Given problem: Show, in full, each line of the data that contains "chart".

——

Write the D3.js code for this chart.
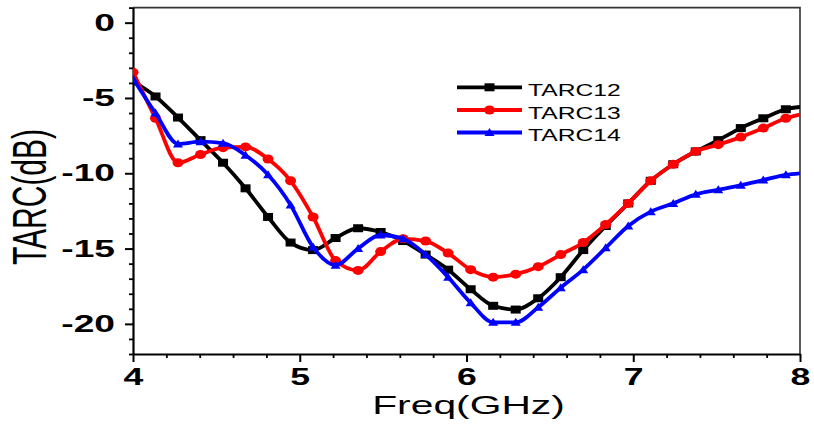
<!DOCTYPE html>
<html>
<head>
<meta charset="utf-8">
<script src="https://cdn.jsdelivr.net/npm/d3@7"></script>
<style>
  html, body { margin: 0; padding: 0; background: #fff; }
  svg { display: block; }
  text { font-family: "Liberation Sans", Arial, sans-serif; fill: #000; }
</style>
</head>
<body>
<svg id="chart" width="814" height="426"></svg>
<script>
// Frequency sample points (GHz)
const freq = [4.000, 4.135, 4.270, 4.405, 4.540, 4.675, 4.810, 4.945, 5.080, 5.215,
              5.350, 5.485, 5.620, 5.755, 5.890, 6.025, 6.160, 6.295, 6.430, 6.565,
              6.700, 6.835, 6.970, 7.105, 7.240, 7.375, 7.510, 7.645, 7.780, 7.915, 8.000];

// TARC (dB) for each port combination
const tarc12 = [-3.9, -4.9, -6.3, -7.8, -9.3, -11.0, -12.9, -14.6, -15.1, -14.3,
                -13.65, -13.9, -14.5, -15.4, -16.4, -17.7, -18.8, -19.05, -18.3, -16.9,
                -15.1, -13.5, -12.0, -10.5, -9.4, -8.55, -7.8, -7.0, -6.35, -5.75, -5.6];
const tarc13 = [-3.3, -6.35, -9.3, -8.75, -8.3, -8.25, -9.05, -10.5, -12.9, -15.8,
                -16.45, -15.2, -14.35, -14.5, -15.3, -16.4, -16.9, -16.7, -16.2, -15.4,
                -14.6, -13.4, -12.0, -10.5, -9.4, -8.55, -8.1, -7.6, -7.0, -6.35, -6.1];
const tarc14 = [-3.7, -6.0, -8.05, -7.9, -8.0, -8.8, -10.1, -12.1, -14.9, -16.1,
                -15.0, -14.1, -14.35, -15.4, -16.9, -18.6, -19.9, -19.9, -18.9, -17.6,
                -16.4, -14.95, -13.5, -12.55, -12.0, -11.4, -11.1, -10.8, -10.45, -10.1, -10.0];

const seriesNames = ["TARC12", "TARC13", "TARC14"];
const seriesColors = ["#000000", "#ff0000", "#0000ff"];
const seriesShapes = ["square", "circle", "triangle"];

const xTicks = [4, 5, 6, 7, 8];
const yTicks = [0, -5, -10, -15, -20];
const xMinorTicks = [4.2, 4.4, 4.6, 4.8, 5.2, 5.4, 5.6, 5.8, 6.2, 6.4, 6.6, 6.8, 7.2, 7.4, 7.6, 7.8];
const yMinorTicks = [1, -1, -2, -3, -4, -6, -7, -8, -9, -11, -12, -13, -14, -16, -17, -18, -19, -21, -22];

const xTitle = "Freq(GHz)";
const yTitle = "TARC(dB)";

// Text is drawn horizontally widened
const SX = 1.55;

const svg = d3.select("#chart");
const plot = { left: 133, right: 800, top: 7.6, bottom: 354 };

const x = d3.scaleLinear().domain([4, 8]).range([plot.left, plot.right]);
const y = d3.scaleLinear().domain([-22, 1]).range([plot.bottom, plot.top]);

// Frame (top and right edges)
svg.append("path")
  .attr("d", `M${plot.left},${plot.top}H${plot.right}V${plot.bottom}`)
  .attr("fill", "none").attr("stroke", "#333").attr("stroke-width", 1.6);

// Minor ticks
svg.append("g").attr("transform", `translate(0,${plot.bottom})`)
  .call(d3.axisBottom(x).tickValues(xMinorTicks).tickSize(4).tickSizeOuter(0).tickFormat(""))
  .call(g => g.select(".domain").remove())
  .call(g => g.selectAll("line").attr("stroke-width", 1.8));
svg.append("g").attr("transform", `translate(${plot.left},0)`)
  .call(d3.axisLeft(y).tickValues(yMinorTicks).tickSize(4).tickSizeOuter(0).tickFormat(""))
  .call(g => g.select(".domain").remove())
  .call(g => g.selectAll("line").attr("stroke-width", 1.8));

// Major axes
const xAxis = svg.append("g").attr("transform", `translate(0,${plot.bottom})`)
  .call(d3.axisBottom(x).tickValues(xTicks).tickSize(8).tickSizeOuter(0).tickPadding(7).tickFormat(d3.format("d")));
const yAxis = svg.append("g").attr("transform", `translate(${plot.left},0)`)
  .call(d3.axisLeft(y).tickValues(yTicks).tickSize(8).tickSizeOuter(0).tickPadding(10).tickFormat(d => d === 0 ? "0" : "-" + Math.abs(d)));

[xAxis, yAxis].forEach(g => {
  g.select(".domain").attr("stroke-width", 2.2);
  g.selectAll(".tick line").attr("stroke-width", 2);
  g.selectAll("text")
    .style("font-family", '"Liberation Sans", Arial, sans-serif')
    .style("font-size", "24px").style("font-weight", "bold").attr("fill", "#000");
});
xAxis.selectAll("text").style("font-size", "23px").attr("transform", `scale(${SX},1)`);
yAxis.selectAll("text").attr("x", -18 / SX).attr("transform", `scale(${SX},1)`);

// Axis titles
svg.append("text")
  .attr("transform", `translate(${(plot.left + plot.right) / 2 + 2},414) scale(1.6,1)`)
  .attr("text-anchor", "middle").style("font-size", "25.5px").text(xTitle);
svg.append("text")
  .attr("transform", `translate(46,197) rotate(-90) scale(1,1.6)`)
  .attr("text-anchor", "middle").style("font-size", "30px").text(yTitle);

// Marker drawing
function drawMarker(sel, shape, color) {
  if (shape === "square") {
    sel.append("rect").attr("x", -5).attr("y", -4).attr("width", 10).attr("height", 8).attr("fill", color);
  } else if (shape === "circle") {
    sel.append("ellipse").attr("rx", 5.5).attr("ry", 4.5).attr("fill", color);
  } else {
    sel.append("path").attr("d", "M0,-4.5L5,3.5L-5,3.5Z").attr("fill", color);
  }
}

svg.append("clipPath").attr("id", "plotClip").append("rect")
  .attr("x", plot.left).attr("y", plot.top)
  .attr("width", plot.right - plot.left).attr("height", plot.bottom - plot.top);

const seriesValues = [tarc12, tarc13, tarc14];
const line = d3.line().x(d => x(d[0])).y(d => y(d[1])).curve(d3.curveMonotoneX);

const layer = svg.append("g").attr("clip-path", "url(#plotClip)");
seriesValues.forEach((vals, i) => {
  const pts = freq.map((f, j) => [f, vals[j]]);
  layer.append("path").datum(pts)
    .attr("d", line).attr("fill", "none")
    .attr("stroke", seriesColors[i]).attr("stroke-width", 3.8)
    .attr("stroke-linejoin", "round");
  // markers on the sampled points (the closing point at 8 GHz has none)
  pts.slice(0, pts.length - 1).forEach(p => {
    const m = layer.append("g").attr("transform", `translate(${x(p[0])},${y(p[1])})`);
    drawMarker(m, seriesShapes[i], seriesColors[i]);
  });
});

// Legend
const legend = svg.append("g");
const rowY = [87.3, 110, 132.5];
seriesNames.forEach((name, i) => {
  const g = legend.append("g").attr("transform", `translate(0,${rowY[i]})`);
  g.append("line").attr("x1", 457).attr("x2", 522).attr("y1", 0).attr("y2", 0)
    .attr("stroke", seriesColors[i]).attr("stroke-width", 3.8);
  const m = g.append("g").attr("transform", "translate(489.5,0)");
  drawMarker(m, seriesShapes[i], seriesColors[i]);
  g.append("text").attr("transform", `translate(528,8.5) scale(1.45,1)`)
    .style("font-size", "17px").text(name);
});
</script>
</body>
</html>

——

Solved exercise:
Write the D3.js code for this chart.
<svg id="chart" width="814" height="426"></svg>
const svg = d3.select("#chart");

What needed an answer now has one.